**GIVEN PROBLEM**
The listing below should be printed exactly, every line of it. Skip the pictures.

**ENTRIES**
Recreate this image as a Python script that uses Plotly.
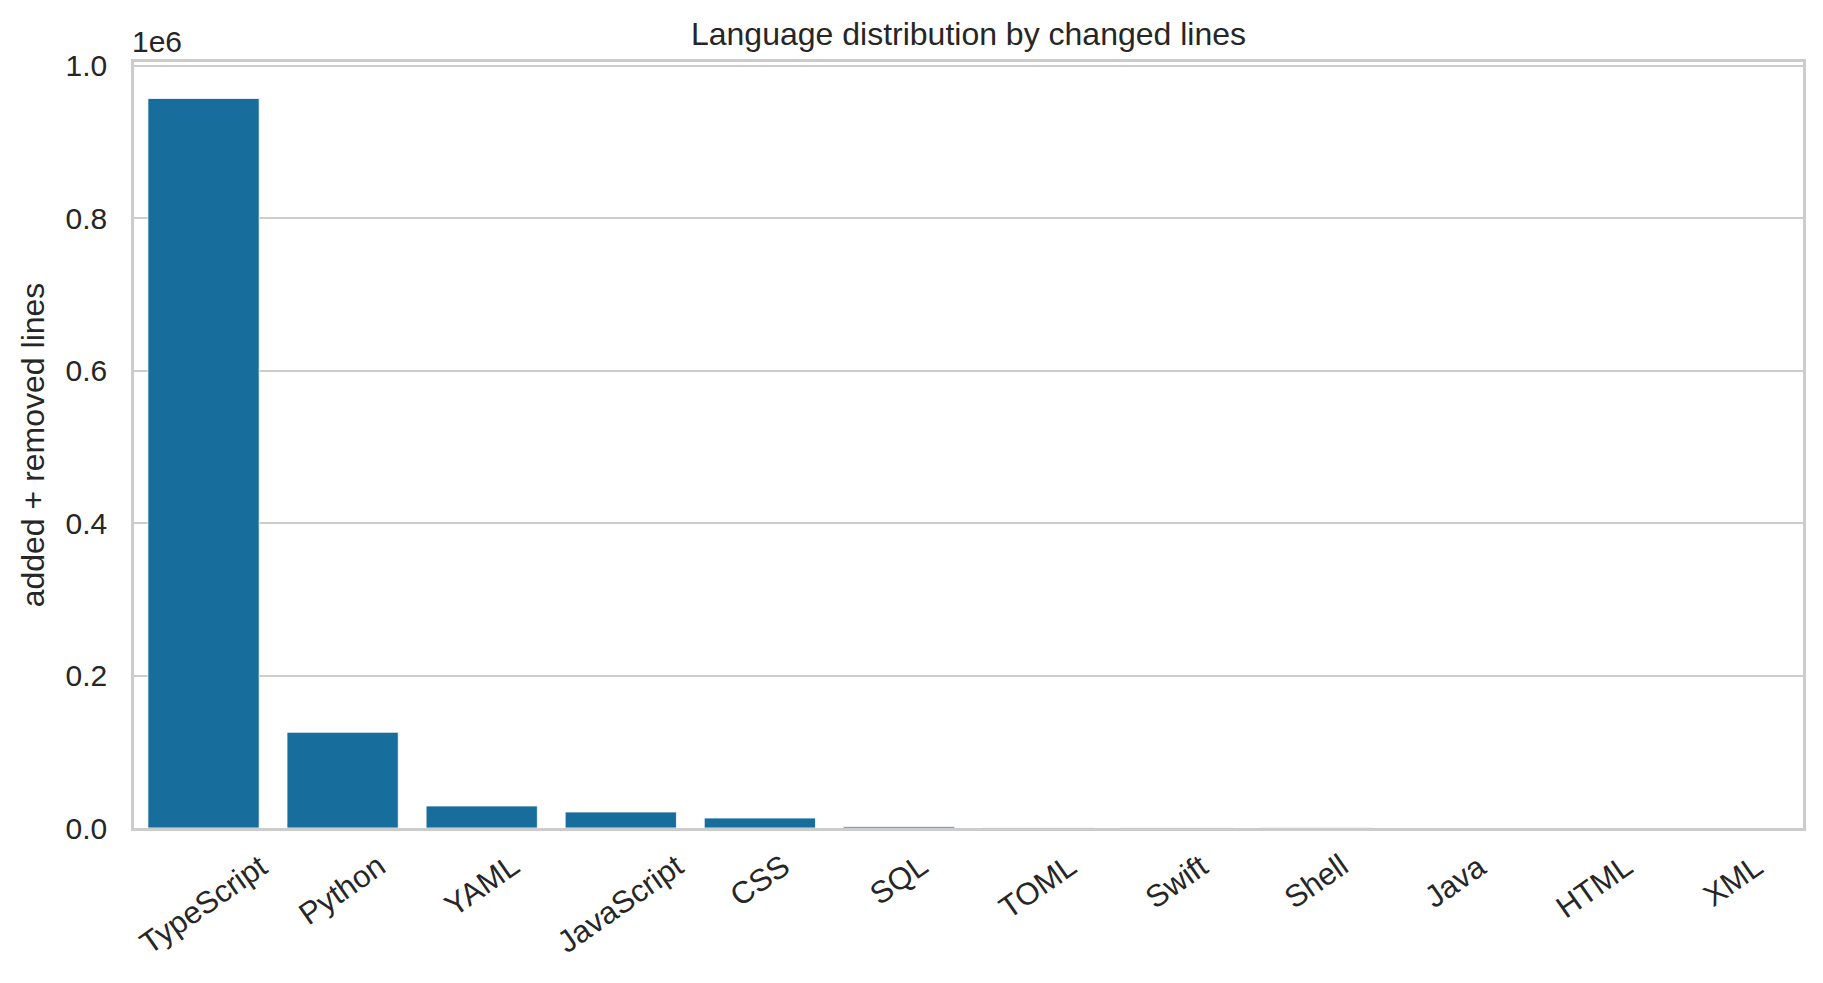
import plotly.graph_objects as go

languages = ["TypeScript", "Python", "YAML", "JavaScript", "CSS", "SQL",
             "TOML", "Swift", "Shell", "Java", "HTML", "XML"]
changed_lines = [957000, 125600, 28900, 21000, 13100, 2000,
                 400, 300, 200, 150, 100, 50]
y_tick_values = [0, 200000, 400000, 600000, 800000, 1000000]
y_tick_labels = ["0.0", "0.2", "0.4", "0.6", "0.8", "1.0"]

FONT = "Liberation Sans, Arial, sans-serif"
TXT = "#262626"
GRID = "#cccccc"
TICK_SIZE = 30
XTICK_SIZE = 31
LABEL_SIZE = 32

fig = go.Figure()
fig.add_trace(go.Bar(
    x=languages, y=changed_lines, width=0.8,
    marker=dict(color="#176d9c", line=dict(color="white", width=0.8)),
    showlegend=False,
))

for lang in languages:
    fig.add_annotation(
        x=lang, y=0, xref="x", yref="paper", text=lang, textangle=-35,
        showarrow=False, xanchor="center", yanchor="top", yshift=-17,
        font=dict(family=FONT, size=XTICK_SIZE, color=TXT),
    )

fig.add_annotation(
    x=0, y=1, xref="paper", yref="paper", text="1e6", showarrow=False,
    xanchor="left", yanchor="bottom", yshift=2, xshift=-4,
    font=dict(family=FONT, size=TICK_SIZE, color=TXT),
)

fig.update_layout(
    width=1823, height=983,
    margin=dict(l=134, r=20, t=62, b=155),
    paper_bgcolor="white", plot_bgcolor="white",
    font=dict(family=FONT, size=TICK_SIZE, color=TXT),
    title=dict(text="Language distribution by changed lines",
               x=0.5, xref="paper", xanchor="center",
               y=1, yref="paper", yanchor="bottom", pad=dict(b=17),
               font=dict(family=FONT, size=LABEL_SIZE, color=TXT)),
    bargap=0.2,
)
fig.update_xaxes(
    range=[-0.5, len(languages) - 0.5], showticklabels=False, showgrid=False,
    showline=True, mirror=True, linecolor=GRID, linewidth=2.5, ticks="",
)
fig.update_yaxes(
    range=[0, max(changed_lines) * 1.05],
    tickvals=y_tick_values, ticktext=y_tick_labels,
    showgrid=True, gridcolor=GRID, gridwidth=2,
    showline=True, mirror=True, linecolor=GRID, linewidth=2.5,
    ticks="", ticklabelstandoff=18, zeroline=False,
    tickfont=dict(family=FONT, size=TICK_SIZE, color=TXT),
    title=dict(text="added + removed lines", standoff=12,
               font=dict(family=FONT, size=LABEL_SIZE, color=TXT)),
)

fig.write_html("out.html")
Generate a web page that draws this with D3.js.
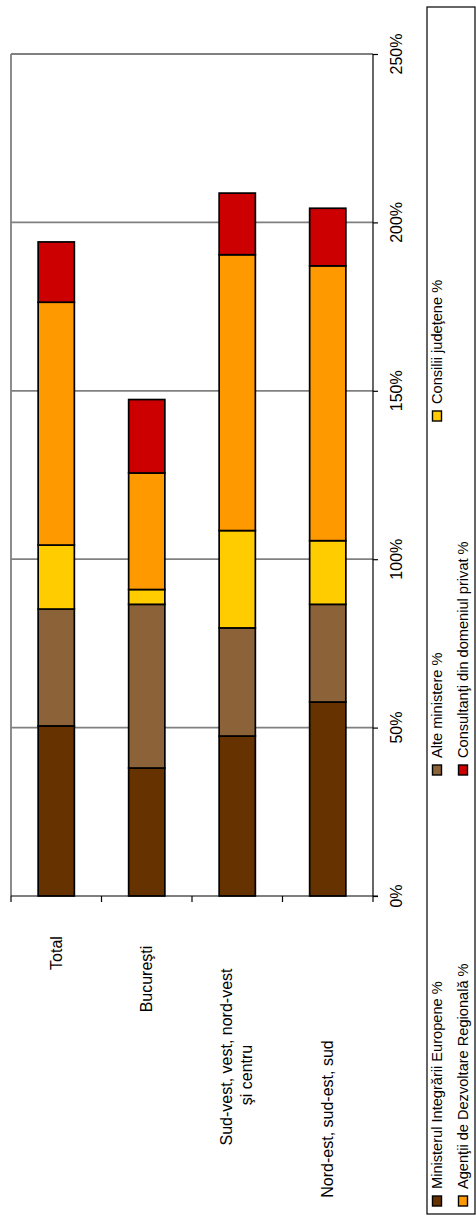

**ANSWER TO THE EXERCISE**
Recreate this image as a Python script that uses Plotly.
import plotly.graph_objects as go

languages = ["TypeScript", "Python", "YAML", "JavaScript", "CSS", "SQL",
             "TOML", "Swift", "Shell", "Java", "HTML", "XML"]
changed_lines = [957000, 125600, 28900, 21000, 13100, 2000,
                 400, 300, 200, 150, 100, 50]
y_tick_values = [0, 200000, 400000, 600000, 800000, 1000000]
y_tick_labels = ["0.0", "0.2", "0.4", "0.6", "0.8", "1.0"]

FONT = "Liberation Sans, Arial, sans-serif"
TXT = "#262626"
GRID = "#cccccc"
TICK_SIZE = 30
XTICK_SIZE = 31
LABEL_SIZE = 32

fig = go.Figure()
fig.add_trace(go.Bar(
    x=languages, y=changed_lines, width=0.8,
    marker=dict(color="#176d9c", line=dict(color="white", width=0.8)),
    showlegend=False,
))

for lang in languages:
    fig.add_annotation(
        x=lang, y=0, xref="x", yref="paper", text=lang, textangle=-35,
        showarrow=False, xanchor="center", yanchor="top", yshift=-17,
        font=dict(family=FONT, size=XTICK_SIZE, color=TXT),
    )

fig.add_annotation(
    x=0, y=1, xref="paper", yref="paper", text="1e6", showarrow=False,
    xanchor="left", yanchor="bottom", yshift=2, xshift=-4,
    font=dict(family=FONT, size=TICK_SIZE, color=TXT),
)

fig.update_layout(
    width=1823, height=983,
    margin=dict(l=134, r=20, t=62, b=155),
    paper_bgcolor="white", plot_bgcolor="white",
    font=dict(family=FONT, size=TICK_SIZE, color=TXT),
    title=dict(text="Language distribution by changed lines",
               x=0.5, xref="paper", xanchor="center",
               y=1, yref="paper", yanchor="bottom", pad=dict(b=17),
               font=dict(family=FONT, size=LABEL_SIZE, color=TXT)),
    bargap=0.2,
)
fig.update_xaxes(
    range=[-0.5, len(languages) - 0.5], showticklabels=False, showgrid=False,
    showline=True, mirror=True, linecolor=GRID, linewidth=2.5, ticks="",
)
fig.update_yaxes(
    range=[0, max(changed_lines) * 1.05],
    tickvals=y_tick_values, ticktext=y_tick_labels,
    showgrid=True, gridcolor=GRID, gridwidth=2,
    showline=True, mirror=True, linecolor=GRID, linewidth=2.5,
    ticks="", ticklabelstandoff=18, zeroline=False,
    tickfont=dict(family=FONT, size=TICK_SIZE, color=TXT),
    title=dict(text="added + removed lines", standoff=12,
               font=dict(family=FONT, size=LABEL_SIZE, color=TXT)),
)

fig.write_html("out.html")
Generate a web page that draws this with D3.js.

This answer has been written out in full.